As for the M7, Leica’s most sophisticated film camera with auto-exposure, it went through a period in the doldrums for no good reason. It is the M film camera that looks and feels just like an M10 and works in the same way. By rights, it ought to be the most desirable of its ilk. But for a long time, prices seemed stuck at £1,200, even though a new version would set you back nearly three times that figure. This is no longer the case. Used M7s have now settled at £2,000 for a clean version and, as with the M6, there is a premium for non-standard (x0.58 and x0.85) magnification viewfinders.
I had a word with Ivor Cooper of Red Dot Cameras this morning and he confirmed that prices have firmed up on all rangefinders and that demand is outstripping supply. “An M6 classic with the standard viewfinder will now sell for £1,600 while the version with the x0.85 viewfinder could fetch £1,800. An M6TTL now starts at £2,000, with the x0.85 at £2,300 and the rarer x0.58 at £2,500.” He went on to say that M7 prices closely mirror those of the M6 TTL.
The most valuable of the production models made in the past 35 years is the black-paint MP. This model is based on the M6 classic but is more solidly built, with a brass top plate and sturdier gearing. It is still in production and sells here in the UK for £3,900, including VAT. But because of the supply situation, used examples have rocketed in price, with £2,900 seen regularly for good examples. According to Ivor, “not a day goes by without someone calling to see if we have an MP in stock”.
Would you be mad to consider paying between £1,600 and £2,500 for a film camera that could be well over 30 years old? Not really, because Leica film cameras are classics. They can always be repaired and Leica maintains parts for almost all cameras made in the past 90 years, and certainly for those made since the introduction of the M3 in 1954.
A further incentive is that the range of lenses available for the rangefinder is mind-boggling. There are more lenses available for M mount than for any other camera system, and you can pick your entry point at almost any price level.

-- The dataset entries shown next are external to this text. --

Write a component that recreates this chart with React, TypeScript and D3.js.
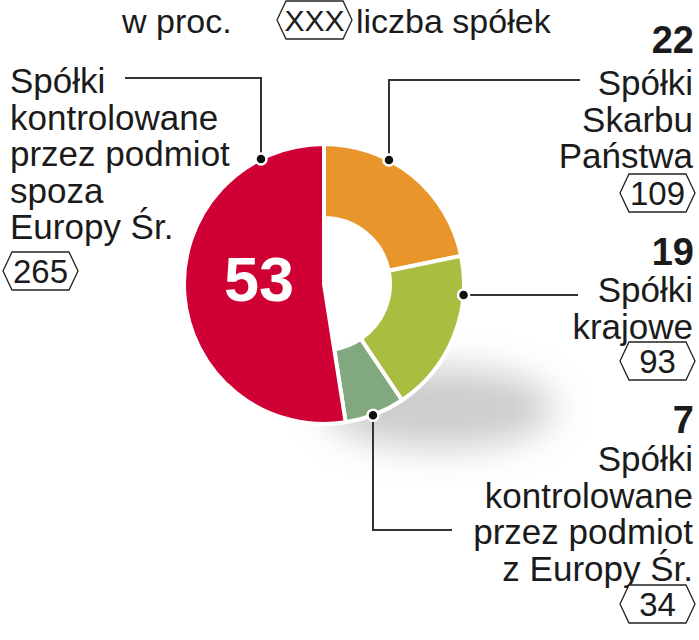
import React from "react";
import * as d3 from "d3";

// ---- data ----
const categories = [
  "Spółki Skarbu Państwa",
  "Spółki krajowe",
  "Spółki kontrolowane przez podmiot z Europy Śr.",
  "Spółki kontrolowane przez podmiot spoza Europy Śr.",
];
const percents = [22, 19, 7, 53];
const counts = [109, 93, 34, 265];
const labelLines = [
  ["Spółki", "Skarbu", "Państwa"],
  ["Spółki", "krajowe"],
  ["Spółki", "kontrolowane", "przez podmiot", "z Europy Śr."],
  ["Spółki", "kontrolowane", "przez podmiot", "spoza", "Europy Śr."],
];
const colors = ["#E8962B", "#AABD40", "#82A87F", "#CE0034"];
const legendPct = "w proc.";
const legendCount = "liczba spółek";
const legendHex = "XXX";

// ---- layout ----
const W = 699;
const H = 640;
const cx = 324;
const cy = 284;
const R = 140;
const Rin = 66;
const FONT = "'Liberation Sans', Arial, sans-serif";
const TXT = "#1b1b1b";

function hexPath(x0: number, y0: number, w: number, h: number) {
  const k = 9;
  const ym = y0 + h / 2;
  return `M${x0},${ym}L${x0 + k},${y0}L${x0 + w - k},${y0}L${x0 + w},${ym}L${x0 + w - k},${y0 + h}L${x0 + k},${y0 + h}Z`;
}

function Hex({ x, y, label }: { x: number; y: number; label: string }) {
  const w = 75;
  const h = 38;
  return (
    <g>
      <path d={hexPath(x, y, w, h)} fill="#fff" stroke="#222" strokeWidth={1.3} />
      <text x={x + w / 2} y={y + h - 7} textAnchor="middle" fontSize={33} fontFamily={FONT} fill={TXT}>
        {label}
      </text>
    </g>
  );
}

export default function App() {
  const pie = d3
    .pie<number>()
    .value((d) => d)
    .sort(null)
    .startAngle(0)
    .endAngle(2 * Math.PI);
  const arcs = pie(percents);

  const arcRing = d3.arc<d3.PieArcDatum<number>>().innerRadius(Rin).outerRadius(R);
  const arcFull = d3.arc<d3.PieArcDatum<number>>().innerRadius(0).outerRadius(R);

  // leader geometry (layout)
  const leaderX = [389, null, 373, 261];
  const leaderY = [null, 295, null, null];
  const dots = leaderX.map((lx, i) => {
    if (lx !== null) {
      const dx = lx - cx;
      const dy = Math.sqrt(R * R - dx * dx);
      return { x: lx, y: i === 2 ? cy + dy : cy - dy };
    }
    const dy = (leaderY[i] as number) - cy;
    return { x: cx + Math.sqrt(R * R - dy * dy), y: leaderY[i] as number };
  });

  const lineH = 36.5;
  const rightX = 693;

  // right label blocks
  const blocks = [
    { idx: 0, pctY: 53, firstY: 95, hexY: 174 },
    { idx: 1, pctY: 265, firstY: 302, hexY: 342 },
    { idx: 2, pctY: 433, firstY: 471, hexY: 585 },
  ];

  return (
    <svg width={W} height={H} style={{ position: "absolute", left: 0, top: 0, background: "#fff" }}>
      <defs>
        <filter id="shadow" x="-60%" y="-100%" width="220%" height="300%">
          <feGaussianBlur stdDeviation="18" />
        </filter>
      </defs>
      <rect width={W} height={H} fill="#fff" />

      {/* legend */}
      <text x={122} y={33} fontSize={34} fontFamily={FONT} fill={TXT}>
        {legendPct}
      </text>
      <g>
        <path d={hexPath(277, 1, 75, 38)} fill="#fff" stroke="#222" strokeWidth={1.3} />
        <text x={314.5} y={31} textAnchor="middle" fontSize={30} fontFamily={FONT} fill={TXT}>
          {legendHex}
        </text>
      </g>
      <text x={356} y={33} fontSize={34} fontFamily={FONT} fill={TXT}>
        {legendCount}
      </text>

      {/* shadow */}
      <ellipse cx={440} cy={408} rx={115} ry={40} fill="#9a9a9a" opacity={0.5} filter="url(#shadow)" />

      {/* donut */}
      <g transform={`translate(${cx},${cy})`}>
        {arcs.map((a, i) => (
          <path
            key={categories[i]}
            d={(i === 3 ? arcFull(a) : arcRing(a)) as string}
            fill={colors[i]}
            stroke="#fff"
            strokeWidth={4}
            strokeLinejoin="round"
          />
        ))}
      </g>
      <text
        x={259}
        y={301}
        textAnchor="middle"
        fontSize={63}
        fontWeight={700}
        fontFamily={FONT}
        fill="#fff"
      >
        {percents[3]}
      </text>

      {/* leaders */}
      <g stroke="#333" strokeWidth={2} fill="none">
        <polyline points={`125,78 ${dots[3].x},78 ${dots[3].x},${dots[3].y}`} />
        <polyline points={`580,80 ${dots[0].x},80 ${dots[0].x},${dots[0].y}`} />
        <polyline points={`578,${dots[1].y} ${dots[1].x},${dots[1].y}`} />
        <polyline points={`${dots[2].x},${dots[2].y} ${dots[2].x},530 452,530`} />
      </g>
      {dots.map((d, i) => (
        <circle key={i} cx={d.x} cy={d.y} r={5.5} fill="#111" stroke="#fff" strokeWidth={2.5} />
      ))}

      {/* left block */}
      {labelLines[3].map((l, j) => (
        <text key={j} x={10} y={93 + j * lineH} fontSize={35} fontFamily={FONT} fill={TXT}>
          {l}
        </text>
      ))}
      <Hex x={3} y={252} label={String(counts[3])} />

      {/* right blocks */}
      {blocks.map((b) => (
        <g key={b.idx}>
          <text x={rightX + 1} y={b.pctY} textAnchor="end" fontSize={38} fontWeight={700} fontFamily={FONT} fill={TXT}>
            {percents[b.idx]}
          </text>
          {labelLines[b.idx].map((l, j) => (
            <text key={j} x={rightX} y={b.firstY + j * lineH} textAnchor="end" fontSize={35} fontFamily={FONT} fill={TXT}>
              {l}
            </text>
          ))}
          <Hex x={rightX + 2 - 75} y={b.hexY} label={String(counts[b.idx])} />
        </g>
      ))}
    </svg>
  );
}
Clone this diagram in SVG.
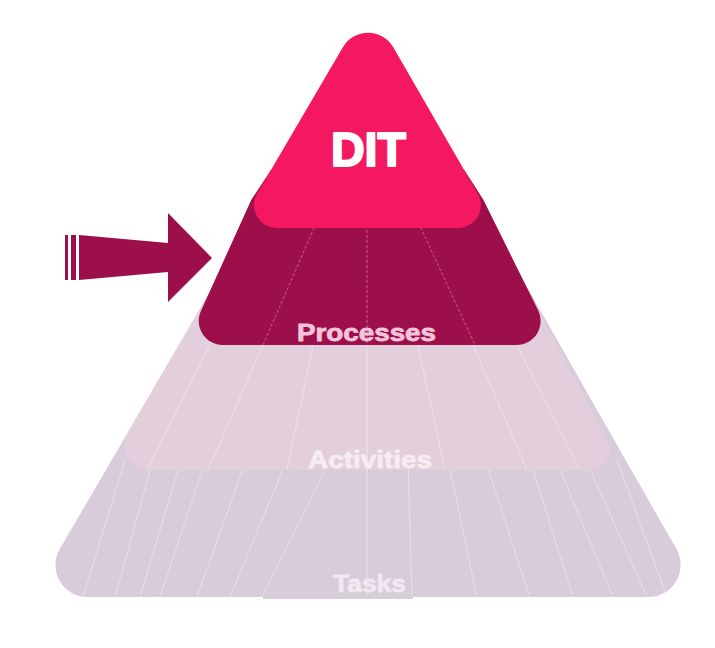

It is quite possible to buy one of these cameras and enjoy a lifetime of photography with nil depreciation. On the contrary, if the experience of the past few years is anything to go by, you could even turn a profit.
The manufacture of film cameras remains a highly skilled process, as Stefan Daniel confirmed. “They don’t grow on trees and a film camera is far more complex than a digital camera.” As he said, a film camera contains between 1,100 and 1,200 parts. These constraints on production mean that the two current models, the metered MP and the un-metered M-A, are constantly on backorder and dealers are desperate to get their hands on them.
Fashions can change and prices will fluctuate without a doubt. But film is on the up at the moment. As Leica’s Andreas Kaufmann said last week, current demand is fuelled by younger photographers who are taking up film for the first time. While older users, by and large, are happy with their digitals, film cameras are being snapped up by the under 35s.
All this could change and some prices could soften. But I suspect there won’t be much softening going on. An old M6 or M7 is an investment that you can use every day; it’s not just a collectors’ item to sit in a display cabinet. And you might find that it is a better bet than putting the money in the bank.